• _WHAT TO DO_: Copy each line that holds "this".

• _Plotting code records_:
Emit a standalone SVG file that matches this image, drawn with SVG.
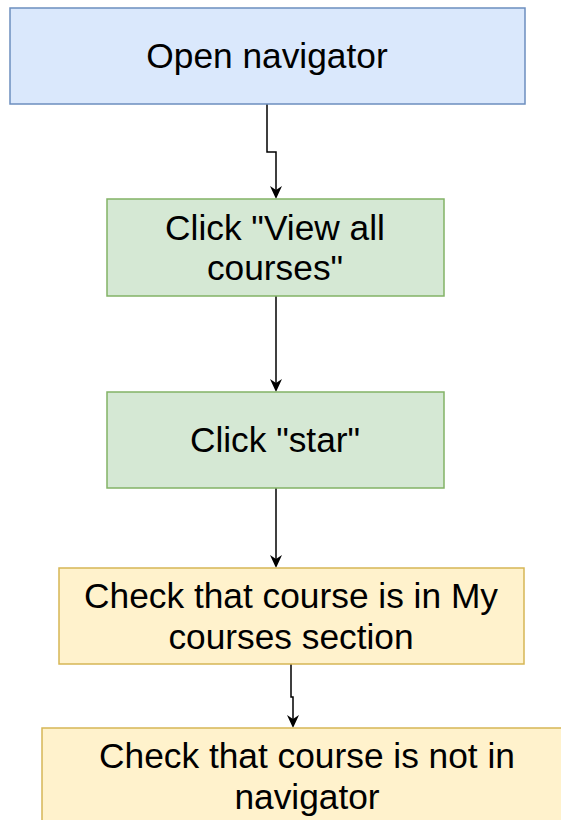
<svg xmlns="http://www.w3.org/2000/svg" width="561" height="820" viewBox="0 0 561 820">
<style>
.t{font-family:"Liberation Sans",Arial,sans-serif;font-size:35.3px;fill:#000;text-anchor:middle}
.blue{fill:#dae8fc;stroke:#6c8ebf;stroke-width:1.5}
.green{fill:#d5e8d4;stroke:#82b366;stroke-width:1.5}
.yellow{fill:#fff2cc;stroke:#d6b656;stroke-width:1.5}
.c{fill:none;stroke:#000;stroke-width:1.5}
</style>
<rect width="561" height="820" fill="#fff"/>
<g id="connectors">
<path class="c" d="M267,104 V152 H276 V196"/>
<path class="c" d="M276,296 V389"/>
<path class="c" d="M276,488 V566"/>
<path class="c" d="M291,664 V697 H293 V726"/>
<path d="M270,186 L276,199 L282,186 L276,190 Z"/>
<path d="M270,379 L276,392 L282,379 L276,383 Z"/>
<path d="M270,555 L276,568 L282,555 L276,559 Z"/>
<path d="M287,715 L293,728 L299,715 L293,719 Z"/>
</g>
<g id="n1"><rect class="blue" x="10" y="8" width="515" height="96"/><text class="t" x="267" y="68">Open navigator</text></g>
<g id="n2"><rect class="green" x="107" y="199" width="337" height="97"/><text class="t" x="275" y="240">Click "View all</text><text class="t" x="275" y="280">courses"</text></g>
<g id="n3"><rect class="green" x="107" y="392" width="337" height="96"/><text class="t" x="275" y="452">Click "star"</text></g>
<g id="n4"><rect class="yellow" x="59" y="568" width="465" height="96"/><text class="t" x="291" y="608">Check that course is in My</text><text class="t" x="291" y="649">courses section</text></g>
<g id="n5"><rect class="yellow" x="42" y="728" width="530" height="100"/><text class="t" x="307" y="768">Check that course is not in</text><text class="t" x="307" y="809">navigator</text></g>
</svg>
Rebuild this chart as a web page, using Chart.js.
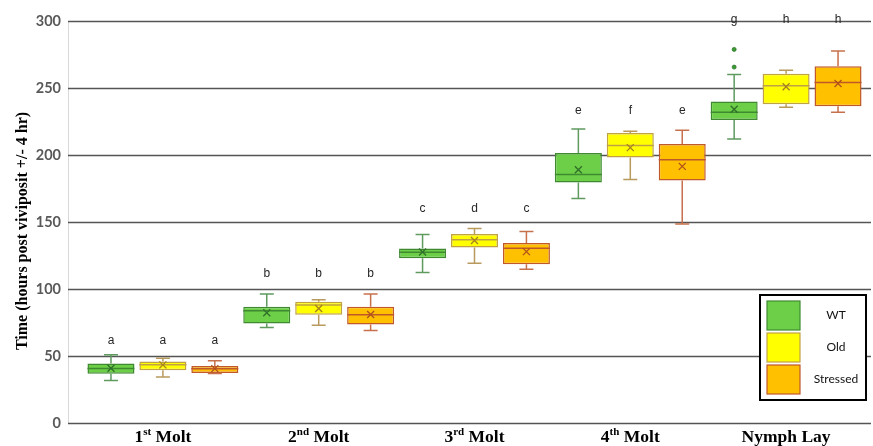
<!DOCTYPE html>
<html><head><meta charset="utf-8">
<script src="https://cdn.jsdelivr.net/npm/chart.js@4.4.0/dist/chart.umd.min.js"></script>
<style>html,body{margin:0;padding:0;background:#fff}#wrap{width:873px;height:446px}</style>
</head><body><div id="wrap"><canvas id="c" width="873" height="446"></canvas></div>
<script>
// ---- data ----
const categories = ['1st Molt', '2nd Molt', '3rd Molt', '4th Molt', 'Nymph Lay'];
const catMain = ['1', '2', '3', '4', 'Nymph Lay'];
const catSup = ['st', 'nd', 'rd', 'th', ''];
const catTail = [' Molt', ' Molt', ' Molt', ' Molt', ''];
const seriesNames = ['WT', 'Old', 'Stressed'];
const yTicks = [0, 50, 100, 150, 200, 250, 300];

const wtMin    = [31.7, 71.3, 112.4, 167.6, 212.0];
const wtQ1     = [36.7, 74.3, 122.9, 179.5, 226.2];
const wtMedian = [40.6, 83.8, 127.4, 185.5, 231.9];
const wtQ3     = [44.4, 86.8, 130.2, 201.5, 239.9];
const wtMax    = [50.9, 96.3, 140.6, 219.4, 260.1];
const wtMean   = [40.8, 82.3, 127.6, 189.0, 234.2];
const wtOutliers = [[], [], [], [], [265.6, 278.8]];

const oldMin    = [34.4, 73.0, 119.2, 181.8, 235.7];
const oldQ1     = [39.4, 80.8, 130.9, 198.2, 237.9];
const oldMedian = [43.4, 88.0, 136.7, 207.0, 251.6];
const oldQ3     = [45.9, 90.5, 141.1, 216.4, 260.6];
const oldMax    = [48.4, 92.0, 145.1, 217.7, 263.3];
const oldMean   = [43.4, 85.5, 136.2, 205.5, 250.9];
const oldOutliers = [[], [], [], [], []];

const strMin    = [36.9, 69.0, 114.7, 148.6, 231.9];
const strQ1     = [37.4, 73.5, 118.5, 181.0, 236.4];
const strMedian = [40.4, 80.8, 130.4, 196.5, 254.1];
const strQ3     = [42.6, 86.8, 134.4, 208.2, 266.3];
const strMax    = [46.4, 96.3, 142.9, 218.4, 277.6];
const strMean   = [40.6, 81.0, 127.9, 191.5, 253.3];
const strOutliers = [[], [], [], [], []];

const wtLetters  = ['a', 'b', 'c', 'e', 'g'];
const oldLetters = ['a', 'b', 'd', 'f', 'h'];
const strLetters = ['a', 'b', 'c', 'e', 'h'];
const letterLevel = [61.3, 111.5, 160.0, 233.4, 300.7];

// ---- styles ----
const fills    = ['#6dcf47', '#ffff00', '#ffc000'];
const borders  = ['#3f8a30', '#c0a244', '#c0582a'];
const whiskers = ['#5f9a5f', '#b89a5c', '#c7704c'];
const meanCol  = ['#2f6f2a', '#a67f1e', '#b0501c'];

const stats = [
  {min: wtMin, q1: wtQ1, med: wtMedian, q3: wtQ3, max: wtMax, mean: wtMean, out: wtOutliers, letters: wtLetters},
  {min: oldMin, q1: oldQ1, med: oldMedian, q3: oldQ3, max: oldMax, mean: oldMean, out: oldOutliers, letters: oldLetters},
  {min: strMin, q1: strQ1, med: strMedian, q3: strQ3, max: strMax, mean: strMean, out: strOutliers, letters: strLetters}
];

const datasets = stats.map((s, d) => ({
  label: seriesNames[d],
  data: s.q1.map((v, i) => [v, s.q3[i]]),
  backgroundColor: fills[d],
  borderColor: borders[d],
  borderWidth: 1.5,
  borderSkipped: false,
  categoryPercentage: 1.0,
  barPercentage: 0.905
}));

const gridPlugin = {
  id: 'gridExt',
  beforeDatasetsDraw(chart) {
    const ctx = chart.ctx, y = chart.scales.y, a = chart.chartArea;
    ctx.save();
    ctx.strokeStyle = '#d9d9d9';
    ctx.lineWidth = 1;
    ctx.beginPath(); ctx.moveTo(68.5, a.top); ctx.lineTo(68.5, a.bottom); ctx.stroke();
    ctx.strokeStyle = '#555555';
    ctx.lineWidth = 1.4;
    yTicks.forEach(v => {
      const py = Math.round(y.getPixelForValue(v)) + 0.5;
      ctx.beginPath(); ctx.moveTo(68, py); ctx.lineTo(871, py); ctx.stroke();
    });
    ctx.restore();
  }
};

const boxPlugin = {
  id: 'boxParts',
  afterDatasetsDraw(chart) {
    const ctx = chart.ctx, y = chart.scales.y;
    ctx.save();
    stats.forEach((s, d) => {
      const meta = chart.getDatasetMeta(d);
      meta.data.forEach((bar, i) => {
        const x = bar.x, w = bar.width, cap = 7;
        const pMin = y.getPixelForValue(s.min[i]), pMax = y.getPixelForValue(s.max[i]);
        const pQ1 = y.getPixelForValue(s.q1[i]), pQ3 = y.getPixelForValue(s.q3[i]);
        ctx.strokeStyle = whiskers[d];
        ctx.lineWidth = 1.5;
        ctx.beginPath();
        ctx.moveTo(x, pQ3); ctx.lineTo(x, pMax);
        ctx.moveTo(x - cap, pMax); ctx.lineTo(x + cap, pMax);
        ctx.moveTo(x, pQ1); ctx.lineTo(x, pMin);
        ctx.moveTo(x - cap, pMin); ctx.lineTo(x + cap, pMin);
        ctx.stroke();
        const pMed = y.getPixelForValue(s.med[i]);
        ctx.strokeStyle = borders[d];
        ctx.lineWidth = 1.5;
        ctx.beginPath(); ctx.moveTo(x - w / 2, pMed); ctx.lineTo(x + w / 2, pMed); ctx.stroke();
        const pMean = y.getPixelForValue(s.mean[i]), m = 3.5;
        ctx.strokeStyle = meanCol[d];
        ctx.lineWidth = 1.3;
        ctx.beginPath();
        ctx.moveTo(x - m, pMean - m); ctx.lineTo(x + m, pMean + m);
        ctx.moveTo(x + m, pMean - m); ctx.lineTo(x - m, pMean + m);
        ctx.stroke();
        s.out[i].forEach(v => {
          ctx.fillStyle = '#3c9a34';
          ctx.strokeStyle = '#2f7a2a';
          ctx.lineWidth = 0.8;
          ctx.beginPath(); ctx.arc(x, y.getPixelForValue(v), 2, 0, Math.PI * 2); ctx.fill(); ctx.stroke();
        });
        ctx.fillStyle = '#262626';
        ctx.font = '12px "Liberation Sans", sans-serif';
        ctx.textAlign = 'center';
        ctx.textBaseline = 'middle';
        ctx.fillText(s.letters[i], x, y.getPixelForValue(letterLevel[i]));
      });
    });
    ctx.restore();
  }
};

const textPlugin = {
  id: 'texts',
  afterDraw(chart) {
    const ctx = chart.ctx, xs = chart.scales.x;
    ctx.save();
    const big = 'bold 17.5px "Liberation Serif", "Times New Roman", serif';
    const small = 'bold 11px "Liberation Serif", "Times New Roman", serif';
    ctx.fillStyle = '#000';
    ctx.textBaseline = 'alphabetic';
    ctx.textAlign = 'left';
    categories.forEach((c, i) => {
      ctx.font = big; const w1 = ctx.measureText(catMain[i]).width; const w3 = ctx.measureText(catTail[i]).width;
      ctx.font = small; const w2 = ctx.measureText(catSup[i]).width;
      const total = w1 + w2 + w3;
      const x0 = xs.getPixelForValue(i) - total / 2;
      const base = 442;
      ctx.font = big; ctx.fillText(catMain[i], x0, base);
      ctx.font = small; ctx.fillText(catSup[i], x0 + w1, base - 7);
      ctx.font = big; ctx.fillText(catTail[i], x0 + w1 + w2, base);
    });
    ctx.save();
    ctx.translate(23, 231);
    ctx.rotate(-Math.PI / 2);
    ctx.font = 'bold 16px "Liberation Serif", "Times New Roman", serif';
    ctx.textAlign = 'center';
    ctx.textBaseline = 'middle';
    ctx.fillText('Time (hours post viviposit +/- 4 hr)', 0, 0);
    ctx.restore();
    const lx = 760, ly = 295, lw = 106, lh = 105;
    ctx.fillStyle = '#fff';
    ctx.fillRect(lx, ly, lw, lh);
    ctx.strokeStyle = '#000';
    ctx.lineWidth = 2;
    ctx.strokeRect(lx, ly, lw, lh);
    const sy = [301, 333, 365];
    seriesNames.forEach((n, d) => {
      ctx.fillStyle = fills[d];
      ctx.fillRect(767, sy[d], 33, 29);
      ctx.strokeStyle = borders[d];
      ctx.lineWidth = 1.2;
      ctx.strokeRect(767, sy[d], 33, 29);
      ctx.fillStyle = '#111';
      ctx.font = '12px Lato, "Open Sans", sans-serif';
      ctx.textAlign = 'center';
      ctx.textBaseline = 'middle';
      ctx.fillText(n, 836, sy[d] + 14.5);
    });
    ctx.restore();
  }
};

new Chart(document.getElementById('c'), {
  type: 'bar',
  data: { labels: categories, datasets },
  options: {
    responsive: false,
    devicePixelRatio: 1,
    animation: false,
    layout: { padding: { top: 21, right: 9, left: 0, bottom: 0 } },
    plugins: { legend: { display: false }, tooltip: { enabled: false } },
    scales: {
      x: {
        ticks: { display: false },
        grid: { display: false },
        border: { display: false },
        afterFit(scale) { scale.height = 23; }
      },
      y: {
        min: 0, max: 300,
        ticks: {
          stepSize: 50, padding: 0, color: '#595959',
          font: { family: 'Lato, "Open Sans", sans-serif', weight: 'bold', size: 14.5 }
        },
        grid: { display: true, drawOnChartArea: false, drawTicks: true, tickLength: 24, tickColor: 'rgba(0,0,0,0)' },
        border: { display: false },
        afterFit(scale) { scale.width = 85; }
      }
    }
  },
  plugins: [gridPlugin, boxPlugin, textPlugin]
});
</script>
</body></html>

• _ANSWER TO THE PROBLEM_:
Emit a standalone SVG file that matches this image, drawn with SVG.
Rebuild this chart as a web page, using Chart.js.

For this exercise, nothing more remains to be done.